We are storing Xml files in Blob storage. When we store the files there, they seem fine. When we download them any other way, they still seem fine.
BUT when we use this code to download and serialize them:
private Contextualizable DownloadData(CloudBlobContainer blobStorage, string filetoDownload) {
return (Contextualizable)new XmlSerializer(documentTypeByFileName[filetoDownload], new XmlRootAttribute("Document"))

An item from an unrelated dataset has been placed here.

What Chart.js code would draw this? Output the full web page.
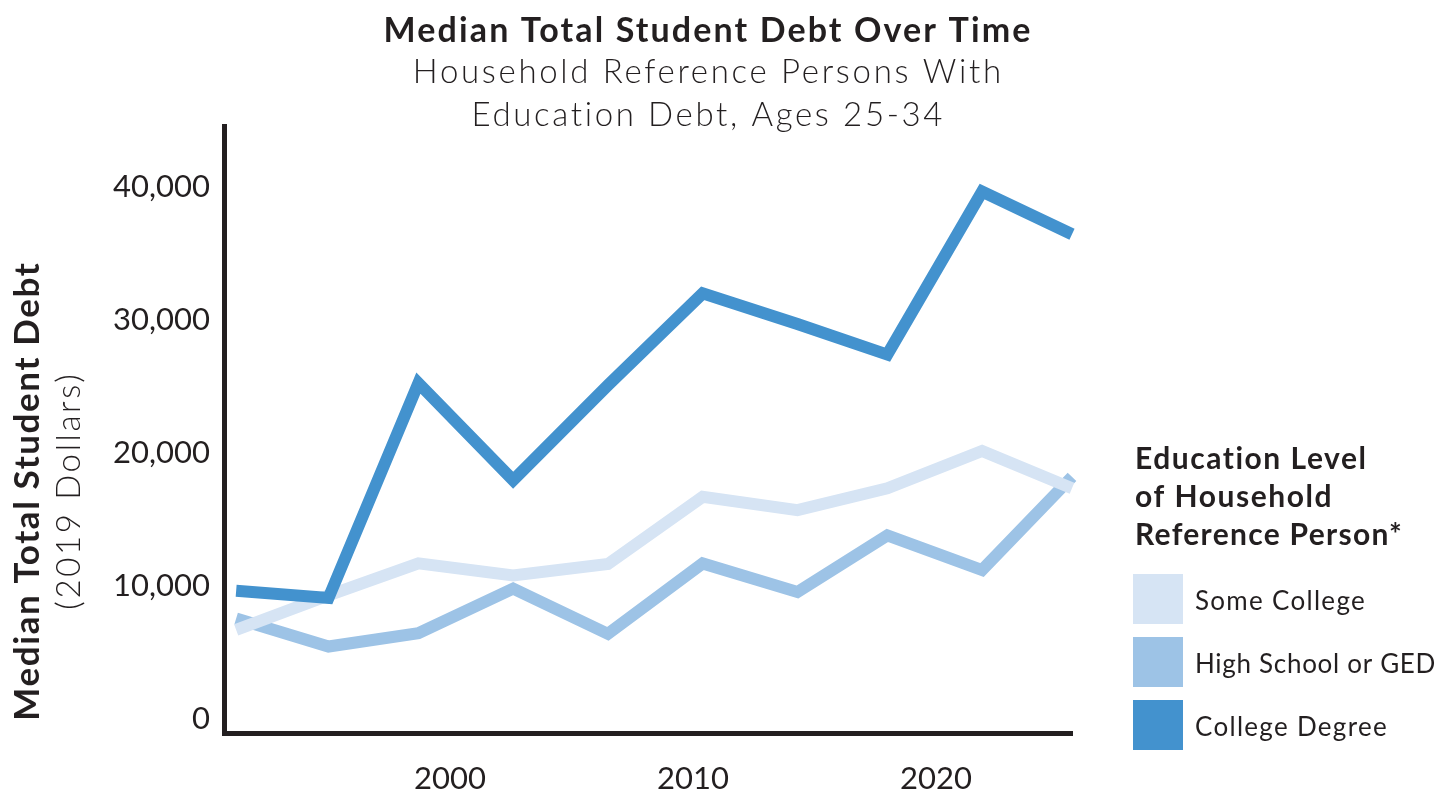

.Deserialize(new StringReader(this.DownloadFromBlobStorage(blobStorage, filetoDownload)));
}
private string DownloadFromBlobStorage(CloudBlobContainer blobStorage, string filetoDownload) {
return blobStorage
.GetBlockBlobReference(filetoDownload)
.DownloadTextAsync()
.GetAwaiter()
.GetResult()
}
This will fail because a mysterious "?" somehow gets inserted BEFORE the prolog.
We have a naive fix/hack/workaround for this. We've added .Remove(0,1)
to the end of DownloadFromBlobStorage
as follows:
private string DownloadFromBlobStorage(CloudBlobContainer blobStorage, string filetoDownload) {
return blobStorage
.GetBlockBlobReference(filetoDownload)
.DownloadTextAsync()
.GetAwaiter()
.GetResult()
.Remove(0, 1); // We don't know why!?!?!
}
This seems to work. But it seems a bit hackish since we don't know where the initial question mark is coming from and what other anomolies there might be in our data or data processing, which could later result in data corruption or data loss.
We suspect there might be an encoding problem, but I couldn't find any trivial solutions towards specifying the encoding of the document we are downloading and parsing.
Any ideas where the character might be coming from and what the most reliable way to fix this would be?